K-Nearest Neighboor¶

In the case of K-Nearest Neighboor there are only two parameters to choose:

Weighting (Constant or Inverse Distance)
Number of Neighboors $K=1,\dots$

scores_par = pd.DataFrame(index=range(1,51), columns=['uniform', 'distance'])
for w in scores_par.columns:
    for k in scores_par.index:
        this_scores = []
        clf = neighbors.KNeighborsClassifier(n_neighbors=k, weights=w)
        for el in change.columns:
            X, y = createXy(el)
            
            this_scores.extend(cross_val_score(clf, X, y, scoring=score, cv=5))
        scores_par.loc[k, w] = np.mean(this_scores)

scores_par.plot()
plt.title('Mean Score considering weighting and number of neighboors')
plt.xlabel('Number of Neighboors')

<matplotlib.text.Text at 0x7f6cb4a73590>

The inverse distanced used as weight function is clearly the better choice. For the number of neighboor we get, that less is better. In this certain instance One performed best. Since for larger $K$ the performance is almost the same, would tend to choose $K=5$ or larger to avoid problems with outliners in the data.

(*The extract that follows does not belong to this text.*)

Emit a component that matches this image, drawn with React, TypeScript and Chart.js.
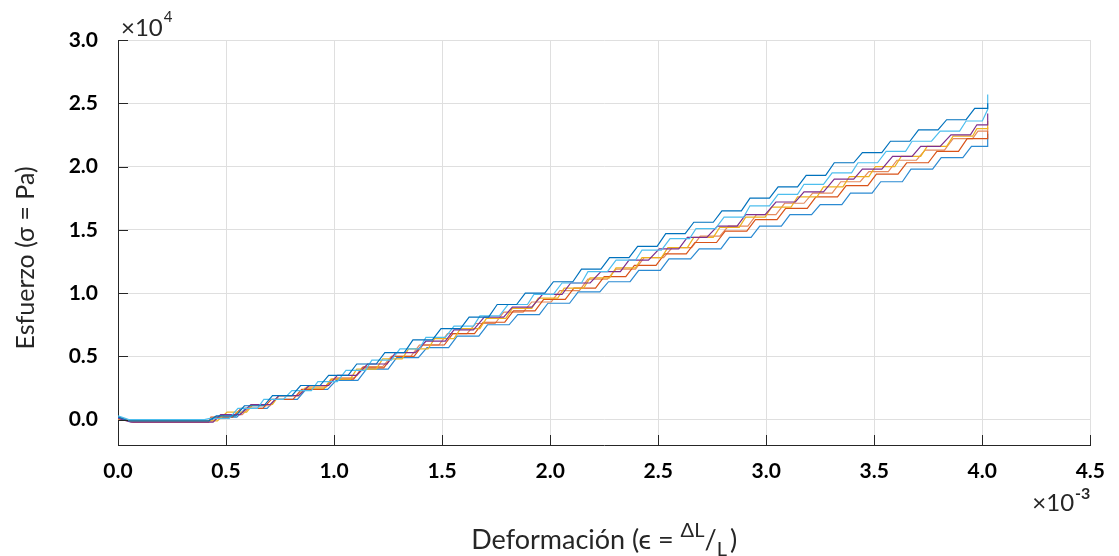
import React, { useEffect, useRef } from 'react';
import { Chart, registerables } from 'chart.js';

Chart.register(...registerables);

// Each step: [strainStart, strainEnd, stress]  (strain in 1e-3, stress in 1e4 Pa)
type Step = [number, number, number];

const seriesLabels = ['Ensayo 1', 'Ensayo 2', 'Ensayo 3', 'Ensayo 4', 'Ensayo 5', 'Ensayo 6', 'Ensayo 7'];
const seriesColors = ['#0072BD', '#4DBEEE', '#7E2F8E', '#EDB120', '#D95319', '#E58A5E', '#2B8AD2'];

const stepsA: Step[] = [
  [0, 0, 0.02], [0.05, 0.42, -0.01],
  [0.455, 0.545, 0.03], [0.585, 0.675, 0.11], [0.715, 0.805, 0.19], [0.845, 0.935, 0.27], [0.975, 1.065, 0.35],
  [1.105, 1.195, 0.44], [1.235, 1.325, 0.53], [1.365, 1.455, 0.63], [1.495, 1.585, 0.72], [1.625, 1.715, 0.81],
  [1.755, 1.845, 0.91], [1.885, 1.975, 1.0], [2.015, 2.105, 1.09], [2.145, 2.235, 1.19], [2.275, 2.365, 1.28],
  [2.405, 2.495, 1.37], [2.535, 2.625, 1.47], [2.665, 2.755, 1.56], [2.795, 2.885, 1.65], [2.925, 3.015, 1.75],
  [3.055, 3.145, 1.84], [3.185, 3.275, 1.93], [3.315, 3.405, 2.03], [3.445, 3.535, 2.11], [3.575, 3.665, 2.2],
  [3.705, 3.795, 2.29], [3.835, 3.925, 2.37], [3.965, 4.025, 2.46], [4.025, 4.025, 2.5],
];

const stepsB: Step[] = [
  [0, 0, 0.03], [0.05, 0.4, 0.0],
  [0.425, 0.515, 0.01], [0.555, 0.645, 0.09], [0.675, 0.765, 0.16], [0.805, 0.895, 0.23], [0.925, 1.015, 0.3],
  [1.055, 1.145, 0.39], [1.175, 1.265, 0.47], [1.305, 1.395, 0.56], [1.425, 1.515, 0.65], [1.555, 1.645, 0.74],
  [1.675, 1.765, 0.82], [1.805, 1.895, 0.91], [1.925, 2.015, 0.99], [2.055, 2.145, 1.08], [2.175, 2.265, 1.17],
  [2.305, 2.395, 1.26], [2.425, 2.515, 1.34], [2.555, 2.645, 1.43], [2.675, 2.765, 1.51], [2.805, 2.895, 1.6],
  [2.925, 3.015, 1.69], [3.055, 3.145, 1.78], [3.175, 3.265, 1.86], [3.305, 3.395, 1.95], [3.425, 3.515, 2.03],
  [3.555, 3.645, 2.12], [3.675, 3.765, 2.2], [3.805, 3.895, 2.28], [3.925, 4.0, 2.36], [4.025, 4.025, 2.45],
  [4.025, 4.025, 2.57],
];

const stepsC: Step[] = [
  [0, 0, 0.01], [0.06, 0.44, -0.02],
  [0.475, 0.565, 0.04], [0.615, 0.705, 0.12], [0.745, 0.835, 0.19], [0.885, 0.975, 0.27], [1.015, 1.105, 0.35],
  [1.155, 1.245, 0.44], [1.285, 1.375, 0.53], [1.425, 1.515, 0.62], [1.555, 1.645, 0.71], [1.695, 1.785, 0.81],
  [1.825, 1.915, 0.89], [1.965, 2.055, 0.99], [2.095, 2.185, 1.08], [2.235, 2.325, 1.17], [2.365, 2.455, 1.26],
  [2.505, 2.595, 1.35], [2.635, 2.725, 1.44], [2.775, 2.865, 1.53], [2.905, 2.995, 1.62], [3.045, 3.135, 1.72],
  [3.175, 3.265, 1.8], [3.315, 3.405, 1.9], [3.445, 3.535, 1.98], [3.585, 3.675, 2.08], [3.715, 3.805, 2.16],
  [3.855, 3.945, 2.25], [3.975, 4.025, 2.33], [4.025, 4.025, 2.42],
];

const stepsD: Step[] = [
  [0, 0, 0.0], [0.06, 0.46, -0.01],
  [0.505, 0.595, 0.06], [0.625, 0.715, 0.12], [0.745, 0.835, 0.19], [0.865, 0.955, 0.25], [0.985, 1.075, 0.32],
  [1.105, 1.195, 0.4], [1.225, 1.315, 0.48], [1.345, 1.435, 0.56], [1.465, 1.555, 0.64], [1.585, 1.675, 0.72],
  [1.705, 1.795, 0.8], [1.825, 1.915, 0.88], [1.945, 2.035, 0.96], [2.065, 2.155, 1.04], [2.185, 2.275, 1.12],
  [2.305, 2.395, 1.2], [2.425, 2.515, 1.28], [2.545, 2.635, 1.36], [2.665, 2.755, 1.44], [2.785, 2.875, 1.52],
  [2.905, 2.995, 1.6], [3.025, 3.115, 1.68], [3.145, 3.235, 1.76], [3.265, 3.355, 1.84], [3.385, 3.475, 1.92],
  [3.505, 3.595, 2.0], [3.625, 3.715, 2.08], [3.745, 3.835, 2.16], [3.865, 3.955, 2.24], [3.975, 4.025, 2.3],
  [4.025, 4.025, 2.36],
];

const stepsE: Step[] = [
  [0, 0, 0.01], [0.07, 0.42, -0.02],
  [0.43, 0.53, 0.02], [0.57, 0.67, 0.09], [0.71, 0.81, 0.16], [0.85, 0.95, 0.24], [0.99, 1.09, 0.32],
  [1.13, 1.23, 0.41], [1.27, 1.37, 0.5], [1.41, 1.51, 0.59], [1.55, 1.65, 0.68], [1.69, 1.79, 0.77],
  [1.83, 1.93, 0.86], [1.97, 2.07, 0.95], [2.11, 2.21, 1.04], [2.25, 2.35, 1.13], [2.39, 2.49, 1.22],
  [2.53, 2.63, 1.31], [2.67, 2.77, 1.4], [2.81, 2.91, 1.49], [2.95, 3.05, 1.58], [3.09, 3.19, 1.67],
  [3.23, 3.33, 1.76], [3.37, 3.47, 1.85], [3.51, 3.61, 1.94], [3.65, 3.75, 2.03], [3.79, 3.89, 2.12],
  [3.93, 4.025, 2.22], [4.025, 4.025, 2.28],
];

const stepsF: Step[] = [
  [0, 0, 0.02], [0.06, 0.44, -0.01],
  [0.485, 0.575, 0.04], [0.615, 0.705, 0.11], [0.745, 0.835, 0.19], [0.875, 0.965, 0.26], [1.005, 1.095, 0.33],
  [1.135, 1.225, 0.42], [1.265, 1.355, 0.5], [1.395, 1.485, 0.59], [1.525, 1.615, 0.68], [1.655, 1.745, 0.76],
  [1.785, 1.875, 0.85], [1.915, 2.005, 0.93], [2.045, 2.135, 1.02], [2.175, 2.265, 1.11], [2.305, 2.395, 1.19],
  [2.435, 2.525, 1.28], [2.565, 2.655, 1.36], [2.695, 2.785, 1.45], [2.825, 2.915, 1.53], [2.955, 3.045, 1.62],
  [3.085, 3.175, 1.71], [3.215, 3.305, 1.79], [3.345, 3.435, 1.88], [3.475, 3.565, 1.96], [3.605, 3.695, 2.05],
  [3.735, 3.825, 2.13], [3.865, 3.955, 2.22], [3.98, 4.025, 2.28], [4.025, 4.025, 2.31],
];

const stepsG: Step[] = [
  [0, 0, 0.02], [0.05, 0.43, -0.01],
  [0.45, 0.55, 0.02], [0.59, 0.69, 0.09], [0.73, 0.83, 0.16], [0.87, 0.97, 0.24], [1.01, 1.11, 0.31],
  [1.15, 1.25, 0.4], [1.29, 1.39, 0.49], [1.43, 1.53, 0.57], [1.57, 1.67, 0.66], [1.71, 1.81, 0.75],
  [1.85, 1.95, 0.83], [1.99, 2.09, 0.92], [2.13, 2.23, 1.01], [2.27, 2.37, 1.09], [2.41, 2.51, 1.18],
  [2.55, 2.65, 1.27], [2.69, 2.79, 1.35], [2.83, 2.93, 1.44], [2.97, 3.07, 1.53], [3.11, 3.21, 1.62],
  [3.25, 3.35, 1.7], [3.39, 3.49, 1.79], [3.53, 3.63, 1.88], [3.67, 3.77, 1.98], [3.81, 3.91, 2.07],
  [3.95, 4.025, 2.16], [4.025, 4.025, 2.26],
];

const allSteps: Step[][] = [stepsA, stepsB, stepsC, stepsD, stepsE, stepsF, stepsG];

const xTickValues = [0, 0.5, 1, 1.5, 2, 2.5, 3, 3.5, 4, 4.5];
const xTickLabels = ['0.0', '0.5', '1.0', '1.5', '2.0', '2.5', '3.0', '3.5', '4.0', '4.5'];
const yTickValues = [0, 0.5, 1, 1.5, 2, 2.5, 3];
const yTickLabels = ['0.0', '0.5', '1.0', '1.5', '2.0', '2.5', '3.0'];
const xRange = [0, 4.5];
const yRange = [-0.2, 3.0];

const xTitleMain = 'Deformación (ϵ = ';
const xTitleSup = 'ΔL';
const xTitleSlash = '/';
const xTitleSub = 'L';
const xTitleClose = ')';
const yTitle = 'Esfuerzo (σ = Pa)';
const yExponent = '4';
const xExponent = '-3';

const FONT = 'Lato, "Open Sans", sans-serif';
const TEXT = '#262626';

function toPoints(steps: Step[]) {
  const pts: { x: number; y: number }[] = [];
  for (const [x1, x2, y] of steps) {
    pts.push({ x: x1, y });
    if (x2 !== x1) pts.push({ x: x2, y });
  }
  return pts;
}

const decoPlugin = {
  id: 'deco',
  afterDraw(chart: any) {
    const { ctx, chartArea: ca, scales } = chart;
    const xs = scales.x;
    const ys = scales.y;
    ctx.save();
    // inward tick marks
    ctx.strokeStyle = TEXT;
    ctx.lineWidth = 1;
    xTickValues.forEach((v) => {
      const px = Math.round(xs.getPixelForValue(v)) + 0.5;
      ctx.beginPath();
      ctx.moveTo(px, ca.bottom);
      ctx.lineTo(px, ca.bottom - 10);
      ctx.stroke();
    });
    yTickValues.forEach((v) => {
      const py = Math.round(ys.getPixelForValue(v)) + 0.5;
      ctx.beginPath();
      ctx.moveTo(ca.left, py);
      ctx.lineTo(ca.left + 10, py);
      ctx.stroke();
    });

    ctx.fillStyle = TEXT;
    ctx.textBaseline = 'alphabetic';
    ctx.textAlign = 'left';

    // ×10^4 at top-left
    ctx.font = `24px ${FONT}`;
    let x = ca.left + 3;
    ctx.fillText('×10', x, ca.top - 4);
    x += ctx.measureText('×10').width + 1;
    ctx.font = `15px ${FONT}`;
    ctx.fillText(yExponent, x, ca.top - 18);

    // ×10^-3 at bottom-right
    ctx.font = `24px ${FONT}`;
    const w10 = ctx.measureText('×10').width;
    ctx.font = `bold 16px ${FONT}`;
    const wExp = ctx.measureText(xExponent).width;
    let bx = ca.right - wExp - w10 - 1;
    ctx.font = `24px ${FONT}`;
    ctx.fillText('×10', bx, 511);
    bx += w10 + 1;
    ctx.font = `bold 16px ${FONT}`;
    ctx.fillText(xExponent, bx, 499);

    // x title with super/subscript
    const base = 549;
    const mainF = `27px ${FONT}`;
    const smallF = `20px ${FONT}`;
    ctx.font = mainF;
    const wMain = ctx.measureText(xTitleMain).width;
    const wSlash = ctx.measureText(xTitleSlash).width;
    const wClose = ctx.measureText(xTitleClose).width;
    ctx.font = smallF;
    const wSup = ctx.measureText(xTitleSup).width;
    const wSub = ctx.measureText(xTitleSub).width;
    const total = wMain + wSup + wSlash + wSub + 3 + wClose;
    let tx = (ca.left + ca.right) / 2 - total / 2;
    ctx.font = mainF;
    ctx.fillText(xTitleMain, tx, base);
    tx += wMain;
    ctx.font = smallF;
    ctx.fillText(xTitleSup, tx, base - 12);
    tx += wSup;
    ctx.font = mainF;
    ctx.fillText(xTitleSlash, tx, base);
    tx += wSlash;
    ctx.font = smallF;
    ctx.fillText(xTitleSub, tx, base + 7);
    tx += wSub + 3;
    ctx.font = mainF;
    ctx.fillText(xTitleClose, tx, base);

    // y title rotated
    ctx.translate(26, 258);
    ctx.rotate(-Math.PI / 2);
    ctx.textAlign = 'center';
    ctx.textBaseline = 'middle';
    ctx.font = `25px ${FONT}`;
    ctx.fillText(yTitle, 0, 0);
    ctx.restore();
  },
};

export default function App() {
  const canvasRef = useRef<HTMLCanvasElement | null>(null);

  useEffect(() => {
    const canvas = canvasRef.current;
    if (!canvas) return;
    const chart = new Chart(canvas, {
      type: 'line',
      data: {
        datasets: allSteps.map((steps, i) => ({
          label: seriesLabels[i],
          data: toPoints(steps),
          borderColor: seriesColors[i],
          borderWidth: 1.2,
          pointRadius: 0,
          fill: false,
          tension: 0,
        })),
      },
      options: {
        animation: false,
        responsive: false,
        layout: { padding: { top: 40, right: 25, left: 0, bottom: 0 } },
        plugins: { legend: { display: false }, tooltip: { enabled: false }, title: { display: false } },
        scales: {
          x: {
            type: 'linear',
            min: xRange[0],
            max: xRange[1],
            afterBuildTicks: (s: any) => {
              s.ticks = xTickValues.map((v) => ({ value: v }));
            },
            afterFit: (s: any) => {
              s.height = 111;
            },
            ticks: {
              callback: (_v: any, i: number) => xTickLabels[i],
              font: { family: FONT, size: 21, weight: 'bold' },
              color: '#000',
              padding: 14,
              maxRotation: 0,
              autoSkip: false,
            },
            grid: { color: '#dfdfdf', lineWidth: 1, drawTicks: false },
            border: { display: true, color: TEXT, width: 1 },
          },
          y: {
            type: 'linear',
            min: yRange[0],
            max: yRange[1],
            afterBuildTicks: (s: any) => {
              s.ticks = yTickValues.map((v) => ({ value: v }));
            },
            afterFit: (s: any) => {
              s.width = 118;
            },
            ticks: {
              callback: (_v: any, i: number) => yTickLabels[i],
              font: { family: FONT, size: 21, weight: 'bold' },
              color: '#000',
              padding: 20,
              autoSkip: false,
            },
            grid: { color: '#dfdfdf', lineWidth: 1, drawTicks: false },
            border: { display: true, color: TEXT, width: 1 },
          },
        },
      },
      plugins: [decoPlugin],
    });
    return () => chart.destroy();
  }, []);

  return (
    <div style={{ position: 'fixed', left: 0, top: 0, width: 1119, height: 556, background: '#fff' }}>
      <canvas ref={canvasRef} width={1119} height={556} style={{ display: 'block', width: 1119, height: 556 }} />
    </div>
  );
}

criterions = ['gini', 'entropy']
splitters = ['random', 'best']
max_depths = np.arange(1, 10)

iter = ((criterion, splitter, max_depth) for criterion in criterions for splitter in splitters for max_depth in max_depths)

scores_par = {}
for (criterion, splitter, max_depth) in iter:
    key = (criterion, splitter)
    if not key in scores_par:
        scores_par[key] = {}
        
    this_scores = []
    clf = tree.DecisionTreeClassifier(splitter=splitter, criterion=criterion, max_depth=max_depth)
    for el in change.columns:
        X, y = createXy(el)
            
        this_scores.extend(cross_val_score(clf, X, y, scoring=score, cv=5))
    scores_par[key][max_depth] = np.mean(this_scores)
    
scores_par = pd.DataFrame(scores_par)

scores_par.plot()
plt.title('Mean Score considering splitter, criterion and max_depth')
plt.xlabel('Number of max_depth')

<matplotlib.text.Text at 0x7f6cb48c6310>

As one can see, the criterion and max_depth are irrelevant as long as splitter is chosen as "best".